The squadron took off from their base in Molesworth, England in the early morning of a clear sky. It was Alan’s seventh mission, and as they entered French airspace, he crammed himself into his ball turret – and not a moment too soon, as 25 to 35 Messerschmitt Bf 109s zoomed in on them.
The Americans took out 12 (and possibly another seven), severely damaging one. Snap! Crackle! Pop! made it over the target area before a 109 raked its right wing, shearing off a section of it. More bullets burst through the thin Plexiglas, hitting Alan.
Desperately scrambling out of his turret and onto the flight deck, he groaned at what he saw – a gap had been torn open on one side of the bomber. Then the plane shook and began its downward death spiral.

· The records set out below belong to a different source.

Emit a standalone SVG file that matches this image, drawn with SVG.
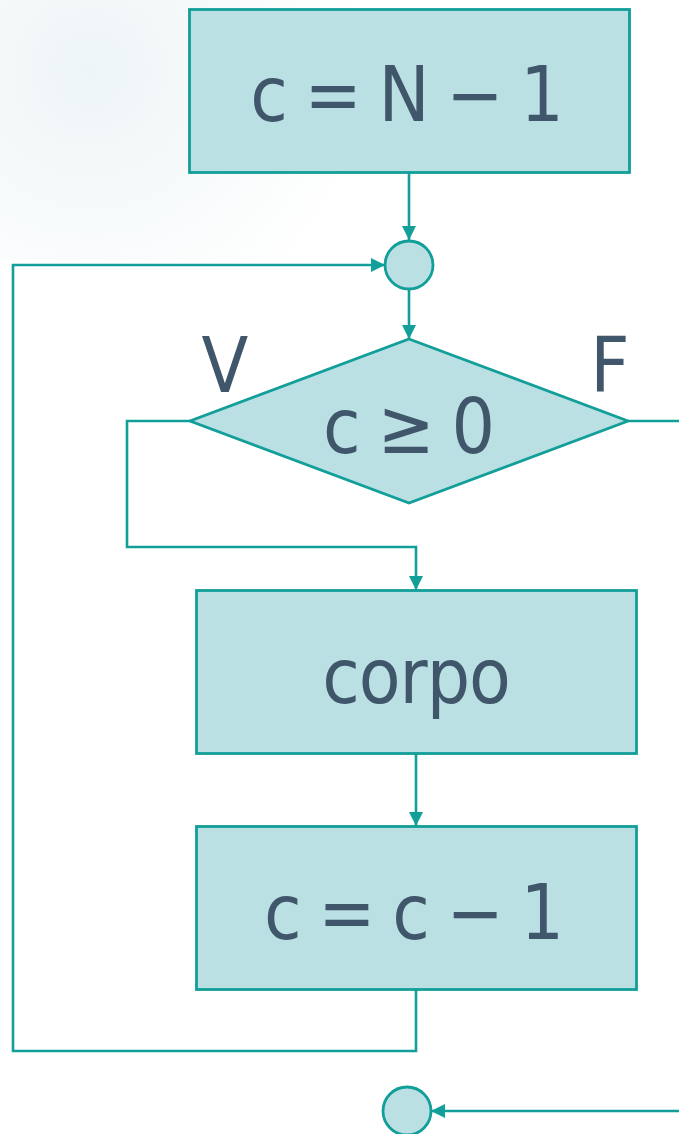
<svg xmlns="http://www.w3.org/2000/svg" width="679" height="1134" viewBox="0 0 679 1134">
  <defs>
    <style>
      .box { fill: #BAE0E3; stroke: #129E99; stroke-width: 2.8; }
      .conn { fill: none; stroke: #129E99; stroke-width: 2.6; }
      .lbl { font-family: "DejaVu Sans Condensed", "DejaVu Sans", "Liberation Sans", sans-serif; font-stretch: condensed; font-size: 76px; fill: #40566A; text-anchor: middle; }
      .eq { word-spacing: -5px; }
    </style>
    <marker id="arr" markerUnits="userSpaceOnUse" markerWidth="15" markerHeight="14" refX="14" refY="7" orient="auto">
      <path d="M0,0 L14,7 L0,14 z" fill="#129E99"/>
    </marker>
    <radialGradient id="bg" cx="90" cy="70" r="280" gradientUnits="userSpaceOnUse">
      <stop offset="0" stop-color="#EEF5F7"/>
      <stop offset="1" stop-color="#FFFFFF"/>
    </radialGradient>
  </defs>
  <rect x="0" y="0" width="679" height="1134" fill="#FFFFFF"/>
  <rect x="0" y="0" width="679" height="260" fill="url(#bg)"/>

  <g id="connectors">
    <path class="conn" d="M409,173 L409,240" marker-end="url(#arr)"/>
    <path class="conn" d="M409,289 L409,339" marker-end="url(#arr)"/>
    <path class="conn" d="M190,421 L127,421 L127,547 L416,547 L416,590" marker-end="url(#arr)"/>
    <path class="conn" d="M628,421 L679,421"/>
    <path class="conn" d="M416,754 L416,826" marker-end="url(#arr)"/>
    <path class="conn" d="M416,990 L416,1051 L13,1051 L13,265 L385,265" marker-end="url(#arr)"/>
    <path class="conn" d="M679,1111 L431,1111" marker-end="url(#arr)"/>
  </g>

  <g id="init">
    <rect class="box" x="189.5" y="9.5" width="440" height="163"/>
    <text class="lbl eq" x="407" y="121">c = N − 1</text>
  </g>

  <g id="join">
    <circle class="box" cx="409" cy="265" r="24"/>
  </g>

  <g id="cond">
    <polygon class="box" points="409,339 628,421 409,503 190,421"/>
    <text class="lbl eq" x="409" y="453">c ≥ 0</text>
  </g>

  <g id="label-v">
    <text class="lbl" x="225" y="392">V</text>
  </g>
  <g id="label-f">
    <text class="lbl" x="610" y="392">F</text>
  </g>

  <g id="body">
    <rect class="box" x="196.5" y="590.5" width="440" height="163"/>
    <text class="lbl" x="416" y="703" letter-spacing="-1">corpo</text>
  </g>

  <g id="decrement">
    <rect class="box" x="196.5" y="826.5" width="440" height="163"/>
    <text class="lbl eq" x="414" y="939">c = c − 1</text>
  </g>

  <g id="end">
    <circle class="box" cx="407" cy="1111" r="24"/>
  </g>
</svg>
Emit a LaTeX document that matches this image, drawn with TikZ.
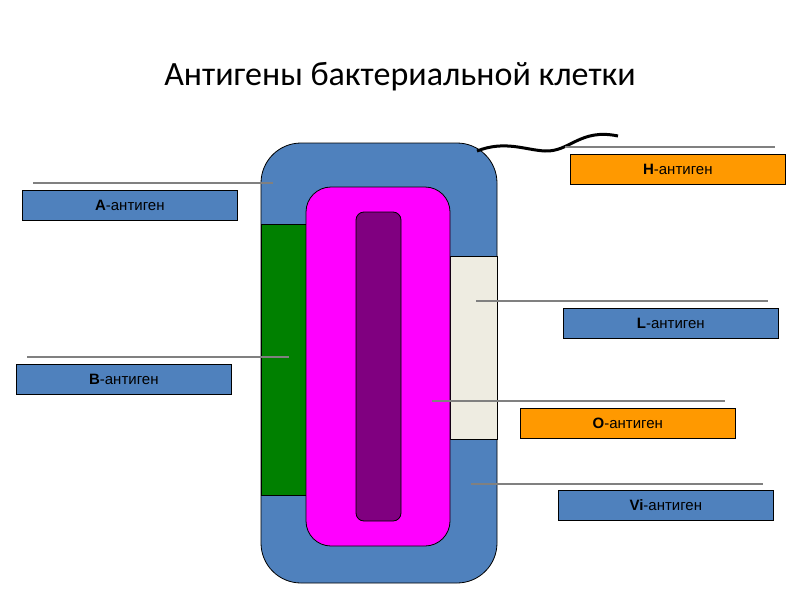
\documentclass[tikz,border=0pt]{standalone}
\usepackage{fontspec}
\setmainfont{Liberation Sans}
\newfontfamily\titlefont{Carlito}
\definecolor{cblue}{HTML}{4F81BD}
\definecolor{cgreen}{HTML}{008000}
\definecolor{cbeige}{HTML}{EEECE1}
\definecolor{cmag}{HTML}{FF00FF}
\definecolor{cpur}{HTML}{800080}
\definecolor{corange}{HTML}{FF9900}
\begin{document}
\begin{tikzpicture}[x=1pt,y=-1pt,
  part/.style={draw=black,line width=0.8pt},
  lbl/.style={draw=black,line width=0.6pt,minimum width=215pt,minimum height=30pt,inner sep=0pt,font=\fontsize{15}{18}\selectfont,anchor=north west},
  lead/.style={draw=gray,line width=1.5pt}]
\useasboundingbox (0,0) rectangle (800,600);
\node (title) at (400,77) {\titlefont\fontsize{34}{40}\selectfont Антигены бактериальной клетки};
\draw[part,fill=cblue,rounded corners=40pt] (261,143) rectangle (497,583);
\draw[part,fill=cgreen] (261,224) rectangle (307,495);
\draw[part,fill=cbeige] (450,256) rectangle (497,439);
\draw[part,fill=cmag,rounded corners=25pt] (306,187) rectangle (450,546);
\draw[part,fill=cpur,rounded corners=8pt] (356,212) rectangle (401,521);
\draw[line width=3pt] (477,151) .. controls (505,140) and (525,150) .. (545,151) .. controls (570,152) and (580,128) .. (618,136);
\node[lbl,fill=cblue] (A) at (22,190) {\textbf{A}-антиген};
\node[lbl,fill=cblue] (B) at (16,364) {\textbf{B}-антиген};
\node[lbl,fill=corange] (H) at (570,154) {\textbf{H}-антиген};
\node[lbl,fill=cblue] (L) at (563,308) {\textbf{L}-антиген};
\node[lbl,fill=corange] (O) at (520,408) {\textbf{O}-антиген};
\node[lbl,fill=cblue] (V) at (558,490) {\textbf{Vi}-антиген};
\coordinate (a1) at (33,183); \coordinate (a2) at (273,183);
\coordinate (b1) at (27,357); \coordinate (b2) at (289,357);
\coordinate (h1) at (565,147); \coordinate (h2) at (775,147);
\coordinate (l1) at (476,301); \coordinate (l2) at (768,301);
\coordinate (o1) at (432,401); \coordinate (o2) at (725,401);
\coordinate (v1) at (471,484); \coordinate (v2) at (763,484);
\draw[lead] (a1)--(a2); \draw[lead] (b1)--(b2); \draw[lead] (h1)--(h2);
\draw[lead] (l1)--(l2); \draw[lead] (o1)--(o2); \draw[lead] (v1)--(v2);
\end{tikzpicture}
\end{document}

So Alan ran to get his parachute… but it just wasn’t his day. It, too, had been ripped to shreds by German flak. As the bomber continued to plummet, he could only shrug, take a deep breath, and pray. Then he jumped through the new opening, praying even more before he blacked out.
Down below, people were out in the open, waiting for the raid to end. Those standing near the Saint-Nazaire railway station looked up and scrambled away as a new object hurtled their way.

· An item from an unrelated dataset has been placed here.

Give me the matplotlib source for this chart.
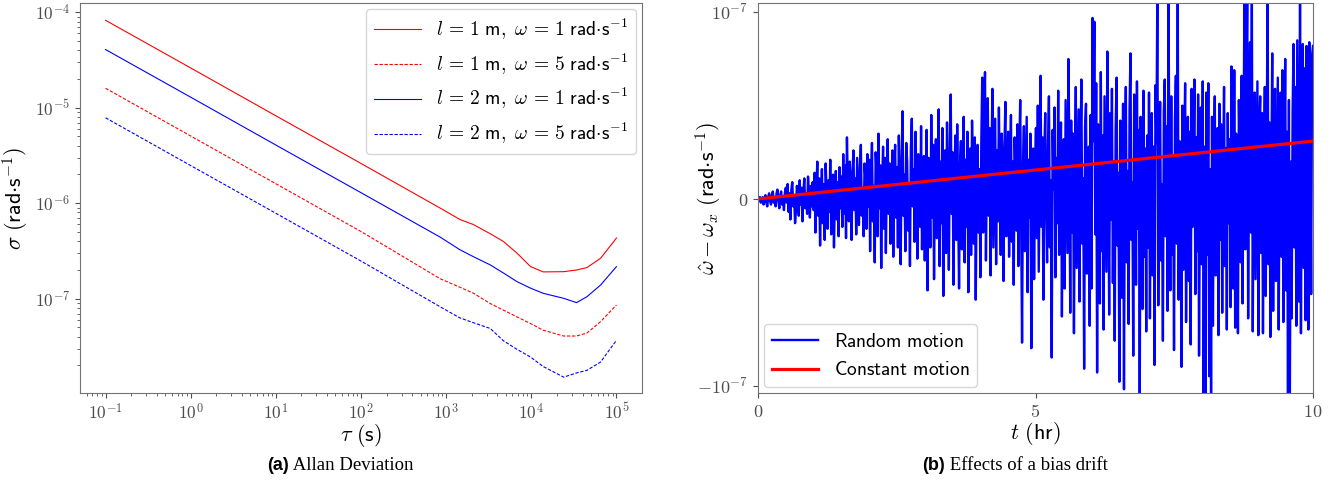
import matplotlib
matplotlib.use('Agg')
import matplotlib.pyplot as plt
from matplotlib.ticker import FuncFormatter
import numpy as np

plt.rcParams['mathtext.fontset'] = 'cm'
plt.rcParams['axes.edgecolor'] = '0.45'
plt.rcParams['xtick.color'] = '0.3'
plt.rcParams['ytick.color'] = '0.3'

# (a) Allan deviation
tau = [0.1, 1, 10, 100, 850, 1450, 2100, 3300, 4700, 6800, 9800,
       13800, 24000, 34000, 45000, 65000, 100000]
sigma_l1_w1 = [8.24e-5, 2.61e-5, 8.24e-6, 2.61e-6, 8.9e-7, 6.76e-7, 5.97e-7, 4.79e-7, 3.98e-7,
               3.0e-7, 2.17e-7, 1.91e-7, 1.92e-7, 2.0e-7, 2.12e-7, 2.65e-7, 4.32e-7]
sigma_l1_w5 = [1.6e-5, 5.06e-6, 1.6e-6, 5.06e-7, 1.62e-7, 1.32e-7, 1.14e-7, 8.9e-8, 7.6e-8,
               6.45e-8, 5.5e-8, 4.68e-8, 4.07e-8, 4.07e-8, 4.37e-8, 5.75e-8, 8.6e-8]
sigma_l2_w1 = [4.07e-5, 1.29e-5, 4.07e-6, 1.29e-6, 4.42e-7, 3.26e-7, 2.75e-7, 2.26e-7, 1.86e-7,
               1.51e-7, 1.29e-7, 1.14e-7, 1.01e-7, 9.1e-8, 1.05e-7, 1.39e-7, 2.17e-7]
sigma_l2_w5 = [7.85e-6, 2.48e-6, 7.85e-7, 2.48e-7, 8.24e-8, 6.3e-8, 5.6e-8, 4.88e-8, 3.63e-8,
               2.95e-8, 2.45e-8, 1.95e-8, 1.51e-8, 1.67e-8, 1.78e-8, 2.17e-8, 3.67e-8]

# (b) bias drift, in units of 1e-8 rad/s, 60 samples per hour
random_motion = [
    0.0, -0.1, 0.1, -0.2, -0.1, 0.1, -0.3, 0.0, 0.2, -0.2, -0.4, 0.1, 0.3, -0.1, -0.3,
    0.2, 0.4, -0.2, 0.1, -0.4, 0.3, 0.5, -0.1, -0.5, 0.2, 0.4, -0.3, 0.1, -0.6, 0.3,
    0.6, -0.2, 0.8, -0.7, 0.3, -1.1, 0.5, 0.9, -0.4, 0.2, -1.3, -0.6, 0.7, 0.1, -0.9,
    1.0, -0.3, 0.6, -1.2, 0.4, 1.1, -0.5, 0.3, -0.8, 1.2, 0.2, -1.0, 0.7, -0.4, 0.9,
    -0.6, 1.4, -1.8, 0.5, 2.0, -0.9, 1.1, -2.5, 0.3, 1.6, -1.3, 0.8, -2.2, 1.9, 0.4,
    -1.6, 1.0, -0.7, 2.1, -1.9, 0.6, 1.3, -2.6, 0.2, 1.5, -1.1, 0.9, -2.0, 1.7, -0.5,
    1.2, -1.5, 2.4, -0.8, 1.8, -2.1, 3.3, 0.5, -1.2, 2.0, 0.9, -2.2, 1.4, 2.6, -0.6,
    1.1, -1.9, 2.2, 0.3, -1.4, 1.7, 2.9, -0.9, 0.6, -2.0, 1.9, 1.0, -1.6, 2.4, -0.4,
    2.1, -2.8, 1.3, 3.0, -1.2, 0.7, -3.4, 2.5, 1.4, -2.0, 3.5, -0.5, 1.8, -3.7, 0.9,
    2.8, -1.6, 2.2, -2.9, 1.1, 3.2, -0.8, 1.9, -2.4, 0.4, 2.6, -3.1, 1.5, 2.9, -1.0,
    1.7, -2.6, 3.4, 0.6, -3.5, 2.1, 4.7, -0.9, 1.3, -2.8, 3.0, 2.0, -1.7, 0.8, -3.6,
    2.7, 4.3, -0.4, 1.6, -2.3, 3.6, 0.9, -3.2, 2.4, 1.2, -1.5, 3.9, -2.7, 0.5, 2.3,
    -3.3, 1.0, 3.7, -4.9, 2.2, 0.4, -2.6, 4.5, -1.0, 2.9, -4.3, 1.5, 3.2, -2.1, 0.7,
    4.8, -3.6, 2.0, -1.3, 3.8, -5.2, 0.9, 2.6, -2.9, 4.1, 1.2, -3.8, 2.3, 5.6, -0.8,
    2.5, -4.6, 1.1, 3.4, -2.2, 4.0, -0.5, -4.8, 1.8, 3.1, -2.7, 0.6, 4.4, -3.4, 2.1,
    -1.5, 3.6, -5.0, 0.8, 2.7, -3.0, 4.2, 1.3, -2.4, 3.3, -5.4, 0.2, 2.9, -1.8, 1.6,
    -4.2, 3.0, 6.5, -1.8, 4.6, 6.8, -3.3, 1.5, 5.4, -0.9, 3.8, -4.1, 2.2, 5.9, -2.6,
    0.8, 4.3, -3.5, 2.6, -1.2, 4.9, 0.4, -3.0, 3.5, 1.9, -4.4, 2.8, 5.2, -2.0, 1.0,
    3.6, -3.1, 1.4, 4.5, -2.3, 2.0, -4.6, 3.3, 0.6, -1.7, 4.0, -3.6, 2.5, 5.3, -1.4,
    -7.7, 1.8, 3.9, -2.8, 0.9, 4.4, -5.0, 2.1, -1.0, 3.5, -8.0, 0.3, 2.7, -4.3, 1.6,
    3.8, -2.1, 5.0, -3.9, 1.2, 6.6, -1.5, 3.3, -5.4, 2.4, 4.6, -0.8, -3.4, 2.9, 5.5,
    -2.6, 1.0, -8.5, 3.7, 0.5, 4.9, -4.2, 2.2, -1.3, 5.8, -3.0, 1.7, 4.1, -6.3, 0.8,
    3.2, -4.8, 5.3, 1.4, -2.9, 7.5, 2.6, -6.1, 4.2, -1.8, 3.5, -7.2, 1.9, 6.0, -3.7,
    0.7, 4.8, -5.5, 2.3, 6.4, -2.4, 1.1, -9.1, 3.9, 5.1, -4.0, 0.4, 2.8, -6.8, 4.5,
    -4.8, 9.7, 3.1, 9.5, -1.9, 6.2, -9.3, 4.0, 1.2, -5.6, 6.8, -2.8, 3.4, -7.0, 5.5,
    0.6, -3.9, 7.9, 2.3, -6.2, 4.6, -1.1, 5.9, -4.5, 2.0, -7.6, 3.8, 6.5, -2.5, 1.4,
    -9.8, 4.2, 2.6, -5.3, 5.1, -10.2, 3.0, 6.0, -3.4, 1.5, -6.7, 4.8, 7.8, -2.2, 0.9,
    -8.4, 5.6, 2.4, -4.6, 6.3, -1.6, 3.7, -10.6, 4.4, 1.0, -5.9, 5.8, -3.1, 2.7, -7.1,
    3.4, -2.6, 5.7, -6.4, 1.9, 4.6, -4.1, 2.8, -8.9, 6.1, 3.0, 11.0, -5.7, 2.4, 5.2,
    -3.3, 0.8, -7.6, 4.7, 6.4, -2.0, 3.9, -6.0, 11.0, 1.6, -4.9, 5.5, -3.0, 2.2, -8.1,
    4.3, 6.6, -2.4, 11.0, -5.4, 3.1, 0.9, -9.0, 5.0, -3.8, 2.6, 6.2, -6.6, 1.3, 4.4,
    -4.4, 3.6, -7.8, 5.9, -1.5, 2.1, 6.4, -5.1, 3.3, -2.8, 5.6, -8.4, 0.7, 4.9, -3.5,
    6.3, -11.0, 2.8, -11.0, 5.7, -3.0, 6.2, -9.5, 1.6, -11.0, 4.4, -6.8, 2.3, 5.5, -4.1,
    0.9, 3.8, -7.3, 5.1, -2.2, 4.0, -6.1, 1.5, 6.0, -3.6, 2.7, -7.0, 4.6, -1.3, 3.2,
    -5.8, 7.1, 2.0, -4.8, 6.9, -6.9, 3.5, 0.8, -7.2, 5.3, 1.9, -3.4, 6.6, -5.6, 2.9,
    11.0, -2.7, 4.8, 11.0, -6.4, 3.1, 8.4, -1.8, 11.0, -7.1, 2.4, 5.7, -4.3, 1.2, 6.3,
    -7.3, 3.8, 5.5, -2.9, 4.6, -7.2, 1.6, 6.0, -5.2, 2.8, 11.0, -3.5, 4.1, -7.4, 1.0,
    7.8, -6.0, 3.4, 5.9, -4.4, 0.8, 6.5, -7.0, 2.5, 5.7, -3.1, 6.9, -6.6, 1.7, 7.5,
    -4.9, 3.6, -11.0, 5.3, -11.0, 2.0, -6.4, 4.7, 8.3, -2.6, 6.0, -6.8, 8.5, 1.2, -5.5,
    11.0, -7.2, 4.4, 8.3, -3.7, 7.0, -6.5, 8.2, 2.9, -7.0, 8.4, 4.1, -5.1, 7.7, 8.2,
]
constant_t = [0, 10]
constant_motion = [0.0, 3.1]  # 1e-8 rad/s

W, H = 1341, 480
fig = plt.figure(figsize=(W / 100, H / 100), dpi=100)

def px_axes(x0, y0, x1, y1):
    return fig.add_axes([x0 / W, 1 - y1 / H, (x1 - x0) / W, (y1 - y0) / H])

def pow10(v, pos):
    return r'$10^{%d}$' % int(round(np.log10(v)))

def leg(l, w):
    return r'$l\,=\,%d\ \mathsf{m},\ \omega\,=\,%d\ \mathsf{rad{\cdot}s}^{-1}$' % (l, w)

# ---- (a) ----
ax1 = px_axes(80, 3, 642, 393)
lw = 0.8
ax1.loglog(tau, sigma_l1_w1, color='red', lw=lw, label=leg(1, 1))
ax1.loglog(tau, sigma_l1_w5, color='red', lw=lw, ls=(0, (3, 1.5)), label=leg(1, 5))
ax1.loglog(tau, sigma_l2_w1, color='blue', lw=lw, label=leg(2, 1))
ax1.loglog(tau, sigma_l2_w5, color='blue', lw=lw, ls=(0, (3, 1.5)), label=leg(2, 5))
ax1.set_ylim(1.03e-8, 1.25e-4)
ax1.xaxis.set_major_formatter(FuncFormatter(pow10))
ax1.yaxis.set_major_formatter(FuncFormatter(pow10))
ax1.set_xlabel(r'$\tau\ \mathsf{(s)}$', fontsize=16)
ax1.set_ylabel(r'$\sigma\ \mathsf{(rad{\cdot}s^{-1})}$', fontsize=16)
ax1.xaxis.set_label_coords(0.5, -0.074)
ax1.yaxis.set_label_coords(-0.088, 0.5)
ax1.tick_params(labelsize=12.5)
ax1.legend(loc='upper right', fontsize=14, handlelength=2.4, borderaxespad=0.3)

# ---- (b) ----
ax2 = px_axes(758, 3, 1313, 393)
t = np.linspace(0, 10, len(random_motion))
ax2.plot(t, np.array(random_motion) * 1e-8, color='blue', lw=1.7, label=r'$\mathsf{Random\ motion}$')
ax2.plot(constant_t, np.array(constant_motion) * 1e-8, color='red', lw=2.3,
         label=r'$\mathsf{Constant\ motion}$')
ax2.set_xlim(0, 10)
ax2.set_ylim(-1.04e-7, 1.05e-7)
ax2.set_xticks([0, 5, 10])
ax2.set_xticklabels([r'$0$', r'$5$', r'$10$'])
ax2.set_yticks([-1e-7, 0, 1e-7])
ax2.set_yticklabels([r'$-10^{-7}$', r'$0$', r'$10^{-7}$'])
ax2.tick_params(labelsize=13)
ax2.set_xlabel(r'$t\ \mathsf{(hr)}$', fontsize=16)
ax2.set_ylabel(r'$\hat{\omega} - \omega_x\ \mathsf{(rad{\cdot}s^{-1})}$', fontsize=16)
ax2.xaxis.set_label_coords(0.5, -0.07)
ax2.yaxis.set_label_coords(-0.061, 0.5)
ax2.legend(loc='lower left', fontsize=14, handlelength=2.4, borderaxespad=0.3)

# sub captions
def caption(xc, tag, text):
    t1 = fig.text(0, 1 - 465 / H, tag, fontsize=13, fontweight='bold', family='Liberation Sans', va='center')
    t2 = fig.text(0, 1 - 465 / H, ' ' + text, fontsize=13.5, family='Liberation Serif', va='center')
    fig.canvas.draw()
    r = fig.canvas.get_renderer()
    w1 = t1.get_window_extent(r).width
    w2 = t2.get_window_extent(r).width
    x0 = xc - (w1 + w2) / 2
    t1.set_x(x0 / W)
    t2.set_x((x0 + w1) / W)

caption(340, '(a)', 'Allan Deviation')
caption(1015, '(b)', 'Effects of a bias drift')

fig.savefig('out.png', dpi=100)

But as it got closer, a few realized that it wasn’t a bomb. It was Alan. After falling for about four miles, his unconscious body made a beeline toward the station’s beautiful glass skylight which was still miraculously intact – though not for long.
Alan punched a hole through it before landing with a thud on the station floor. He later woke up before a still-stunned German doctor who promised to do everything he could to save the airman’s life.
And the doctor kept his word. Despite suffering 28 shrapnel wounds, a broken nose, a ripped-off eyelid, a punctured lung and kidneys, a broken right leg and ankle, as well as a right arm almost torn out of his torso, Alan survived.
As to the German authorities, they were so in awe of him that according to Alan’s own accounts, he was treated very well. Not that it stopped them from throwing him into a POW camp till the end of the war.
Of the 85 bombers that LeMay used, 76 hit their mark at a cost of 47 permanently damaged planes and seven downed ones, including Snap! Crackle! Pop! But while they leveled the surrounding area, they barely scratched the U-boat pens which now serve as a tourist attraction.
Despite the fact that almost 90% of Saint-Nazaire was obliterated by war’s end, its residents made a monument to the Snap! Crackle! Pop! and its crew. They then welcomed Alan back on January 3rd, 1993 for the dedication. And though he participated in their town’s destruction, they made him an honorary citizen of it.
Alan later died on December 20th, 2003 at the ripe old age of 84.